There are many new varieties that sound well-suited to growing in our region.
Karlo, an heirloom pepper, is touted to perform well in Northern climates. The peppers start out yellow and mature to a deep red color. Vision corn is a 75-day yellow super-sweet corn that has good germination rates in cool soil. After last year’s chilly spring, that sounds ideal.
Sunset Falls hybrid salad tomatoes would be a pretty sight in the garden with their orange and yellow stripes, but the best part is they mature in 65 days.
Another quick grower is the high-yielding Goldmine zucchini. The fruits are yellow with white stripes and they reach maturity in 50 days. Butta zucchini has smooth yellow skin, is a prolific producer and even speedier at 45 days.

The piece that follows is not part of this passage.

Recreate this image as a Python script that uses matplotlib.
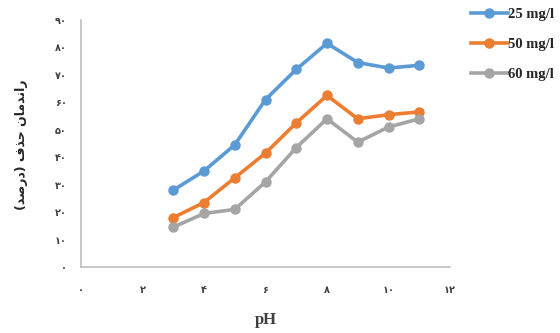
import matplotlib.pyplot as plt

# removal efficiency (%) vs pH for three initial concentrations
ph = [3, 4, 5, 6, 7, 8, 9, 10, 11]
c25 = [28, 35, 44.5, 61, 72, 81.5, 74.5, 72.5, 73.5]
c50 = [18, 23.5, 32.5, 41.5, 52.5, 62.5, 54, 55.5, 56.5]
c60 = [14.5, 19.5, 21, 31, 43.5, 54, 45.5, 51, 54]
labels = ["25 mg/l", "50 mg/l", "60 mg/l"]
colors = ["#5B9BD5", "#ED7D31", "#A5A5A5"]

xticks = [0, 2, 4, 6, 8, 10, 12]
yticks = [0, 10, 20, 30, 40, 50, 60, 70, 80, 90]

fa_digits = str.maketrans("0123456789", "۰۱۲۳۴۵۶۷۸۹")

def fa(n):
    return str(n).translate(fa_digits)

# shaped presentation forms, laid out left to right
ylabel = ("(" + "\uFEAA\uFEBB\uFEAD\uFEA9" + ") "
          + "\uFED1\uFEAC\uFEA3" + " "
          + "\uFEE5\uFE8E\uFEE3\uFEAA\uFEE7\uFE8D\uFEAD")

fig = plt.figure(figsize=(5.6, 3.33), dpi=100)
ax = fig.add_axes([81/560, 66/333, 369/560, 247/333])

for ys, lab, col in zip([c25, c50, c60], labels, colors):
    ax.plot(ph, ys, color=col, lw=2.6, marker="o", ms=6.5, label=lab)

ax.set_xlim(0, 12)
ax.set_ylim(0, 90)
ax.set_xticks(xticks)
ax.set_yticks(yticks)
ax.set_xticklabels([fa(v) for v in xticks], fontsize=7, fontweight="bold", color="#404040")
ax.set_yticklabels([fa(v) for v in yticks], fontsize=7, fontweight="bold", color="#404040")
ax.tick_params(axis="x", length=0, pad=13)
ax.tick_params(axis="y", length=0, pad=10)

for s in ["top", "right"]:
    ax.spines[s].set_visible(False)
for s in ["left", "bottom"]:
    ax.spines[s].set_color("#BFBFBF")
    ax.spines[s].set_linewidth(1.2)

ax.set_xlabel("pH", family="Liberation Serif", fontsize=12, fontweight="bold",
              color="#404040", labelpad=12)
fig.text(22/560, 1 - 145/333, ylabel, rotation=90, ha="center", va="center",
         fontsize=9, fontweight="bold", color="#262626", family="DejaVu Sans")

fig.legend(loc="upper left", bbox_to_anchor=(458/560, 1.015), frameon=False,
           prop={"family": "Liberation Serif", "size": 10.5, "weight": "bold"},
           handlelength=2.5, handletextpad=0.05, labelspacing=1.15,
           labelcolor="#262626")

fig.savefig("out.png", dpi=100)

Prima Rosa chard can be harvested as baby greens in a mere 25 days from planting and as mature leaves in 50 days. The leaves are deep crimson in color.
Gardeners are often looking for varieties that store well after being harvested. Why not try White Wonder acorn squash? It has creamy-white skin and can be stored up to eight months.
Rumba carrots have long roots and a sweet flavor that gets even better in storage.
Two pumpkin varieties that sound appealing are Spookie Deep Sugar, with its 6- to 10-pound fruits, and the newly available heirloom variety, New England Pie. It matures in 85 to 100 days and produces four or five pumpkins per plant.
It seems like there are more salad greens than ever to choose from. Stardom, a new edible landscape lettuce, features ruffled green and burgundy leaves that will look as pretty in garden beds as they do in salads.
Renee’s Beet and Chard Braising mix is a blend of colorful chard and red and green leaf beets. There are also beet collections available that include seeds for red, gold and candy-striped beets. Wouldn’t they look pretty in a salad or on a dinner plate?
So be adventurous this year and try something new. You just might be pleasantly surprised. The above varieties can be found at local garden centers and farmers markets or online.